Discussion in 'Trading' started by crgarcia, Oct 11, 2007.

  1. There's no doubt we have an uptrend -for now-, but until when?

    How you recognize when the uptrend breaks?

    Are there any other methods than technical analysis?
  2. FAST.AM


    Yes the way thing do it is keep moving stops higher. When the stocks falls like yesterday then youll know.... just keep moving you stops up.. we are at highs now you can use any thing when u have nothing to compare it to
  3. If a market is making a well-defined, uptrending channel, you can wait for a breakout of the lower boundary and then a failed re-test of the lower boundary before a plunge/crash happens.
  4. Yes, look for a market that has tremendous absorbing capacity. Otherwise known as a climax top. Leading stocks might be up 100 % in a month or two.

    Edwin Lefevre (likely Jesse Livermore) describes a situation such as this in Reminiscences Of A Stock Operator chapter XVII where Mr. Livermore describes owning 72000 shares of Steel and is testifying before a congressional committee.
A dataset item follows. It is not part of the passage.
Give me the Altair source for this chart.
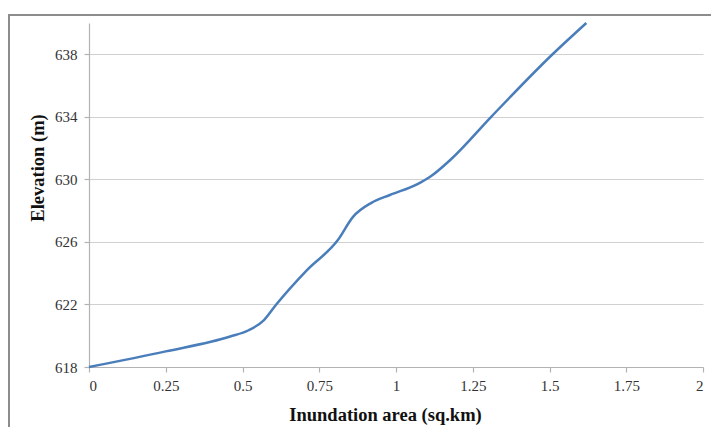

    Mr. Livermore also describes the process where professionals trade stock higher, making a market active enough to absorb the insider's large stock holding. The need to distribute insider stock is still present today. Insiders are still there. Stock underwriters might be, perhaps nearly always are paid in stock and have an interest in working stock prices higher, supporting a stock when price decreases and making the chart look like a nice smooth upward trend. When prices can not be manipulated higher, that is the time to sell. I observe this selling on the decline from the top. Livermore writes of this in Reminiscences Of A Stock Operator chapter XX.
  5. Indexes usually peak when valuations become excessive regardless of the shape of the chart, and when a lage block of selling occurs in a short interval marking a temporary top.

    A chart may appear steap when you soom out but when you zoom in it isn't. The DJIA looks very steep presently when you zoom out to the early 1900', but present valuations aren't higher enough to justify it as a bubble.